Highlights & Insights

  • Paradigm Shift: Replacing the conventional optical imaging dependency with a learnable parameter mapping extends dynamical modeling to dust-obscured, AGN-dominated, and even high-redshift gravitationally lensed galaxies.
  • Symexp Activation: An elegant solution to the dynamic range problem spanning 15 orders of magnitude, and a generalizable technique for handling the large dynamic ranges common in astronomical data.
  • Decoupling Physical Constraints from Flexible Deprojection: Nuker provides physical constraints (few parameters, physically reasonable profile shapes); MGE provides mathematical convenience (analytic deprojection); the NN bridges the two.
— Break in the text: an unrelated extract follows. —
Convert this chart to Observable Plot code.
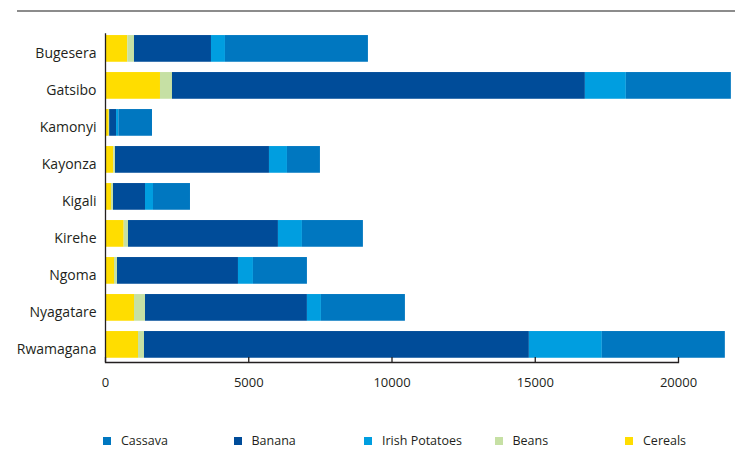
<!DOCTYPE html>
<html><head><meta charset="utf-8">
<script src="https://cdn.jsdelivr.net/npm/d3@7"></script>
<script src="https://cdn.jsdelivr.net/npm/@observablehq/plot@0.6"></script>
<style>
body{margin:0;background:#fff;font-family:"Open Sans",sans-serif;color:#231f20;}
#wrap{position:relative;width:743px;height:474px;overflow:hidden;}
#topline{position:absolute;left:17px;top:10px;width:718px;height:2px;background:#8c8c8c;}
#chart{position:absolute;left:0;top:0;}
#legend{position:absolute;left:103px;top:432px;display:flex;font-size:12.5px;color:#231f20;}
.item{width:130.5px;display:flex;align-items:center;white-space:nowrap;}
.sw{width:8px;height:8px;margin-right:10px;display:inline-block;}
</style></head>
<body>
<div id="wrap"><div id="topline"></div><div id="chart"></div><div id="legend"></div></div>
<script>
const districts = ["Bugesera","Gatsibo","Kamonyi","Kayonza","Kigali","Kirehe","Ngoma","Nyagatare","Rwamagana"];
const crops = ["Cereals","Beans","Banana","Irish Potatoes","Cassava"]; // stacking order, left to right
const legendOrder = ["Cassava","Banana","Irish Potatoes","Beans","Cereals"];
const cereals  = [778, 1919, 130, 290, 209, 652, 314, 1012, 1152];
const beans    = [234, 419, 15, 59, 70, 151, 105, 384, 209];
const banana   = [2687, 14412, 240, 5374, 1117, 5233, 4222, 5652, 13434];
const irish    = [488, 1430, 80, 628, 279, 838, 523, 489, 2547];
const cassava  = [4990, 3665, 1175, 1151, 1291, 2128, 1884, 2931, 4293];
const xTicks = [0, 5000, 10000, 15000, 20000];

const colors = {"Cassava":"#0077c0","Banana":"#004c99","Irish Potatoes":"#009ee0","Beans":"#c6e0a4","Cereals":"#ffdd00"};
const series = {"Cereals":cereals,"Beans":beans,"Banana":banana,"Irish Potatoes":irish,"Cassava":cassava};
const rows = [];
districts.forEach((d,i)=>{ crops.forEach(c=>rows.push({district:d, crop:c, value:series[c][i]})); });

const H = 400, mTop = 33.2, mBottom = 40.4, shift = 2.4;
const innerH = H - mTop - mBottom;
const chart = Plot.plot({
  width: 743, height: H,
  marginLeft: 105, marginRight: 65, marginTop: mTop, marginBottom: mBottom,
  style: {fontSize: "13px", fontFamily: "'Open Sans', sans-serif", color: "#231f20", background: "transparent"},
  x: {domain: [0, 20000], ticks: xTicks, tickSize: 0, tickPadding: 17.5, tickFormat: d => String(d), label: null},
  y: {domain: districts, paddingInner: 0.278, paddingOuter: 0.05, round: false, label: null, axis: null},
  color: {domain: crops, range: crops.map(c=>colors[c])},
  marks: [
    Plot.barX(rows, Plot.stackX({y: "district", x: "value", fill: "crop", order: crops})),
    Plot.axisY({tickSize: 0, tickPadding: 9, fontSize: 14, dy: 5, label: null}),
    Plot.ruleX([0], {stroke: "#231f20", strokeWidth: 1.3, insetBottom: -shift}),
    Plot.frame({anchor: "bottom", stroke: "#231f20", strokeWidth: 1.3, dy: shift}),
    Plot.tickX(xTicks, {x: d => d, insetTop: innerH - 5, dy: shift, stroke: "#231f20", strokeWidth: 1.3})
  ]
});
document.getElementById("chart").appendChild(chart);

const leg = document.getElementById("legend");
legendOrder.forEach(c=>{
  const it = document.createElement("div"); it.className="item";
  const sw = document.createElement("span"); sw.className="sw"; sw.style.background = colors[c];
  it.appendChild(sw); it.appendChild(document.createTextNode(c));
  leg.appendChild(it);
});
</script>
</body></html>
This "physical model + differentiable surrogate" paradigm has broad applicability.
  • Direct Visibility-Space Modeling: Avoids error propagation introduced by the CLEAN algorithm and fully exploits the Gaussian noise properties for probabilistic inference.

Limitations & Future Work

  • Validation on only a single galaxy (NGC4697) limits statistical significance; systematic testing across larger galaxy samples is needed.
  • The Nuker model assumes axisymmetry; applicability to non-axisymmetric systems (e.g., barred galaxies) remains untested.
  • While NN accuracy at \(<3\%\) is currently sufficient, future high-precision data may require further optimization.
  • The break radius in NGC4697 is not effectively constrained (degenerating to a single power law); the full parameter space of the model needs validation on other galaxy types.
  • Approximating the Student's T likelihood with a Gaussian distribution is conservative but may affect posterior sharpness.
  • The SuperMAGE pipeline itself has not been formally published (in prep.), and the complete codebase is unavailable.
  • MGE Deprojection [Cappellari, 2002]: The classical method for mapping optical surface brightness to 3D mass density; flexible but parameter-rich and susceptible to AGN contamination.
  • Nuker Model [Lauer et al., 1995]: A double power-law model for galaxy central surface brightness with fewer physical parameters but lacking axisymmetric deprojection.
  • KinMS [Davis et al., 2013]: A cold gas dynamical modeling tool and the direct reference method for this work.
  • JamPy [Cappellari, 2008/2020]: A Jeans anisotropic modeling tool used for cross-validation with SuperMAGE.
  • AI for Science Inspiration: This work demonstrates the NN as a differentiable mapping between physical models—not replacing physics, but bridging the mathematical gap between different parameterizations.

Rating

Dimension Score (1–10) Remarks
Novelty 8 First use of NN to replace optical deprojection pipeline; paradigm-shifting.
Technical Depth 7 Solid physical modeling; NN component is relatively simple (fully connected network).
Experimental Thoroughness 5 Validation on a single galaxy; lacks systematic large-scale experiments.
Writing Quality 8 Astronomical background clearly explained; methodological motivation well structured.
Value 7 Opens new pathways for SMBH mass measurement in dusty, AGN-dominated, and high-redshift galaxies.
Overall 7.0 Methodologically innovative with strong physical motivation, but limited experimental scale.